Written exercise
Out of the lines below, please list those that hold the string "diagram".

^^^^^^^^

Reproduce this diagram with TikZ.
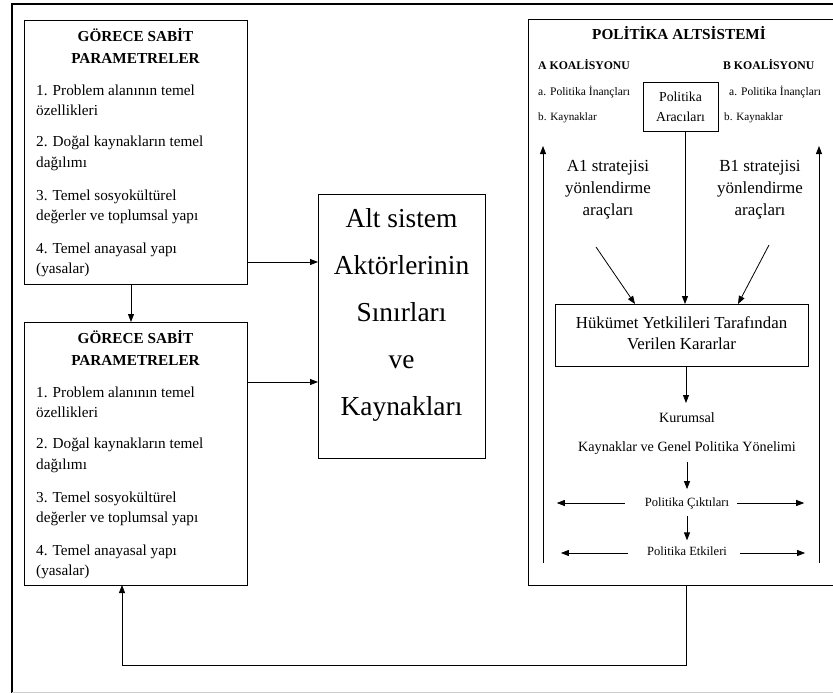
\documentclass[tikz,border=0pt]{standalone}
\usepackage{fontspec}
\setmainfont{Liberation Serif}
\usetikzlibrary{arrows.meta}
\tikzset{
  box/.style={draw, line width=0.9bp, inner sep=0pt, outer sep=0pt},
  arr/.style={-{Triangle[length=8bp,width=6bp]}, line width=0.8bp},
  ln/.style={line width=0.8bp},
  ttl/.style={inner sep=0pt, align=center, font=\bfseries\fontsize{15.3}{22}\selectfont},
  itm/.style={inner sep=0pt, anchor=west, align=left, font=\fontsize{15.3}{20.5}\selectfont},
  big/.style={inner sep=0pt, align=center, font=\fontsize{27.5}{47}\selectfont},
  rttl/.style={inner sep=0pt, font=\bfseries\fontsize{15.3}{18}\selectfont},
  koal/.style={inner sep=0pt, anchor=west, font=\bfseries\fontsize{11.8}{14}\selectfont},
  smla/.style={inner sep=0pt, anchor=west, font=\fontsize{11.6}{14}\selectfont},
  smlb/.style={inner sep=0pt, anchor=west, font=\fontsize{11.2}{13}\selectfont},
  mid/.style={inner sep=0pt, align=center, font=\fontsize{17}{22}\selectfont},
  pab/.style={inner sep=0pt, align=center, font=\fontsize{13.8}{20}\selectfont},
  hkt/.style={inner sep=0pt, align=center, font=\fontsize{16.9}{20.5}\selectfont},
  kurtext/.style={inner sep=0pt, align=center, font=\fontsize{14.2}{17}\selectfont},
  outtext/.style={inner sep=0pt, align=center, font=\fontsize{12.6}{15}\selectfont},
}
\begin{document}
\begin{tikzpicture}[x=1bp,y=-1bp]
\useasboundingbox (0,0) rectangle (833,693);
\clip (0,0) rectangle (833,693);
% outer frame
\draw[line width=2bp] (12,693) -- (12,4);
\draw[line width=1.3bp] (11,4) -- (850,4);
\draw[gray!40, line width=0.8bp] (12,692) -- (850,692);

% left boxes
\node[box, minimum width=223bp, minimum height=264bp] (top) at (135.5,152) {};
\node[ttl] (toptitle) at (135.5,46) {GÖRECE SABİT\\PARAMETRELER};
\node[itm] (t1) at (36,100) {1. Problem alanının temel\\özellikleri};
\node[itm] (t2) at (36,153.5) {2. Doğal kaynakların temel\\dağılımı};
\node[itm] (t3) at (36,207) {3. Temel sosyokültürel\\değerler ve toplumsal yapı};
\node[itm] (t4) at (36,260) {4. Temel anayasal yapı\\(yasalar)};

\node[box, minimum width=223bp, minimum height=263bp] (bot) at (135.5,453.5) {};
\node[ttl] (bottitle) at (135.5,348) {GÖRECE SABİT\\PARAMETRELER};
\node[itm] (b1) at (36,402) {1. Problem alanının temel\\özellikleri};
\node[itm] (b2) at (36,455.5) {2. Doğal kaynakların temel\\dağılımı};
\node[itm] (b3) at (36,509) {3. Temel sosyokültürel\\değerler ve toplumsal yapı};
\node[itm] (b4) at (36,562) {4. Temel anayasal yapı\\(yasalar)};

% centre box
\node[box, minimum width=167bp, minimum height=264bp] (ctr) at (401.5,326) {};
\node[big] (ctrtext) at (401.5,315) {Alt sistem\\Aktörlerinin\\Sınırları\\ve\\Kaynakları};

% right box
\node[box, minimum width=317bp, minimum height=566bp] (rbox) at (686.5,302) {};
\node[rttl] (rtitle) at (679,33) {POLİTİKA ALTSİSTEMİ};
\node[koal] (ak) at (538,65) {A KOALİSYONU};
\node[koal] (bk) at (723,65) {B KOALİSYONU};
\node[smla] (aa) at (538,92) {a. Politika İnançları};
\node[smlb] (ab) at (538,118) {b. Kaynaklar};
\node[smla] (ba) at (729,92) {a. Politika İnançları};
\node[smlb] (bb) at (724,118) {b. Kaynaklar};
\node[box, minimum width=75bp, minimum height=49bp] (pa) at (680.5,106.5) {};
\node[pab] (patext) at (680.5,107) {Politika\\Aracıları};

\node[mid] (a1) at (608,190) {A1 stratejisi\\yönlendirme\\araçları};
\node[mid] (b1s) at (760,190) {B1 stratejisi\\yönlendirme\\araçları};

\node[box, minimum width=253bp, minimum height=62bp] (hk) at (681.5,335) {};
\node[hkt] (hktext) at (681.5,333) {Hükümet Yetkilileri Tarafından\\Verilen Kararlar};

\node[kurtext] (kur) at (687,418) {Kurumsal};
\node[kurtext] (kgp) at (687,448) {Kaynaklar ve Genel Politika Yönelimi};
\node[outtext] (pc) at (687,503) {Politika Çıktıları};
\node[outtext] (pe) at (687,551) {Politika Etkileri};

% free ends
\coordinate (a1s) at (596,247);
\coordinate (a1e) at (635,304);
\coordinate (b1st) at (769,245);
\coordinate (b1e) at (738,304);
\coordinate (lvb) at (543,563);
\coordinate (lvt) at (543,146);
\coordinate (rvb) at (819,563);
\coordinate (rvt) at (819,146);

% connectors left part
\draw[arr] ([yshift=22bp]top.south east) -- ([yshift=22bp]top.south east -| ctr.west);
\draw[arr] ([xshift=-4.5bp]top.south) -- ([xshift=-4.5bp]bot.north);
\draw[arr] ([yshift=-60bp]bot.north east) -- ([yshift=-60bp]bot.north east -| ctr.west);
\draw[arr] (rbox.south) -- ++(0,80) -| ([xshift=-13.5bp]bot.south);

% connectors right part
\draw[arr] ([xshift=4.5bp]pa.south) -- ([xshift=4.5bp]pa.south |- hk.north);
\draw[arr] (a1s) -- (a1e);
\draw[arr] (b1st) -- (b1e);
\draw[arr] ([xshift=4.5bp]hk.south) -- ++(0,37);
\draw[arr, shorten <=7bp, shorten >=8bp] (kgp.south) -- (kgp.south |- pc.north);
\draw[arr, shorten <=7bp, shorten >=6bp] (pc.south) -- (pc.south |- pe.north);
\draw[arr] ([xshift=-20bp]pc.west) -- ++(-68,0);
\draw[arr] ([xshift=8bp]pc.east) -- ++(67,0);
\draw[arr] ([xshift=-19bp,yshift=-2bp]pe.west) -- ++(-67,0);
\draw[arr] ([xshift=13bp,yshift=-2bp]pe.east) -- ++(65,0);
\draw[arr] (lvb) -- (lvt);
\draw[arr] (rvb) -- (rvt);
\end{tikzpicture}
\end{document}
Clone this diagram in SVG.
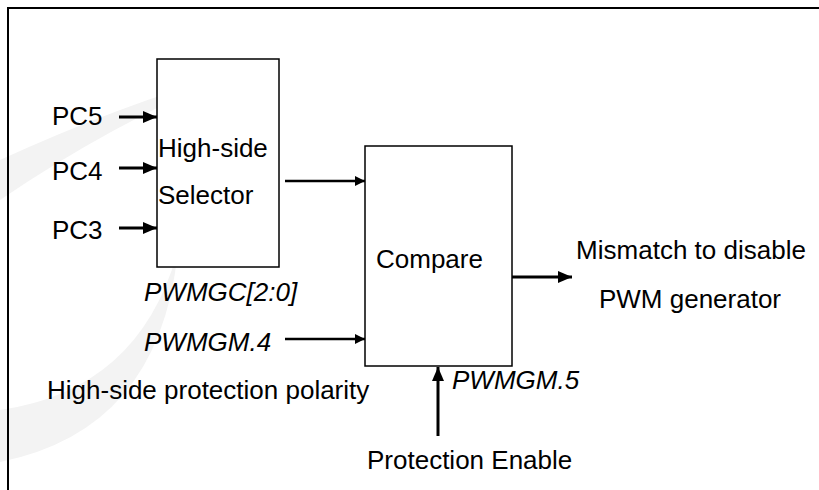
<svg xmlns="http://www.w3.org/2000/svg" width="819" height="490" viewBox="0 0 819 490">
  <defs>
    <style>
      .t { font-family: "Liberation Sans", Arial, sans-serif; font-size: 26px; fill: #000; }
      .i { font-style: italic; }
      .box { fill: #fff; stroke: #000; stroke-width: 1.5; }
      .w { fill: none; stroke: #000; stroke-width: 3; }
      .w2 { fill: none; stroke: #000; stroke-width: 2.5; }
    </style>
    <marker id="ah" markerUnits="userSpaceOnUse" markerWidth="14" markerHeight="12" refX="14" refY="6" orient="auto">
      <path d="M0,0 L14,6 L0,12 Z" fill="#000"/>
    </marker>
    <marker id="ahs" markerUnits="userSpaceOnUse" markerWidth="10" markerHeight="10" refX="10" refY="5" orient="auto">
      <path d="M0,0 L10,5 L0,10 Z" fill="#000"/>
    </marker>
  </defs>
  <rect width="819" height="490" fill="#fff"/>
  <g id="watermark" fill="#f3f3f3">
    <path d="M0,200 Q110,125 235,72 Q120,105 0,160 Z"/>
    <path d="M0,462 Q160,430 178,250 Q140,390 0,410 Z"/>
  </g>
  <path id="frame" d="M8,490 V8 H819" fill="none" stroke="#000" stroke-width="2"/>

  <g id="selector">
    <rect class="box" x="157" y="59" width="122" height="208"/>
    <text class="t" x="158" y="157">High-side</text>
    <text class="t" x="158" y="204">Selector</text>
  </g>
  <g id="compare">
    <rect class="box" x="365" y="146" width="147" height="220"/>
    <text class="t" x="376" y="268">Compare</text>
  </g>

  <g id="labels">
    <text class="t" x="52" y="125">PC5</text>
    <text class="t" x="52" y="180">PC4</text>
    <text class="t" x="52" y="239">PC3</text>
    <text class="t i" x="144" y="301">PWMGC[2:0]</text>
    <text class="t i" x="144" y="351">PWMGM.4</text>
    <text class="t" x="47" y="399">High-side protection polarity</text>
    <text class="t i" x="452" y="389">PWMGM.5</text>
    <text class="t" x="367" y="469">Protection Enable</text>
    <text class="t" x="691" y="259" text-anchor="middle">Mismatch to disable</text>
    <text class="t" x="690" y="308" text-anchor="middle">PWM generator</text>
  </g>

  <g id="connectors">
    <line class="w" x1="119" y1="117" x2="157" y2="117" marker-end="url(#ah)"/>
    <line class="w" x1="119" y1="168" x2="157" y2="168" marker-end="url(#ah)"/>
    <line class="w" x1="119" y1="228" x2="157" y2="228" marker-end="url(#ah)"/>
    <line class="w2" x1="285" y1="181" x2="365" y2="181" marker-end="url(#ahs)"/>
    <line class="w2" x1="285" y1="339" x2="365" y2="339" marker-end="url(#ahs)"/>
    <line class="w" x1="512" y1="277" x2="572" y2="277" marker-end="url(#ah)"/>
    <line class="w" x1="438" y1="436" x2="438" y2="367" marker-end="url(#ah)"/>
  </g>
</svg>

^^^^^^^^

Exercise result
Reproduce this diagram with TikZ.
Clone this diagram in SVG.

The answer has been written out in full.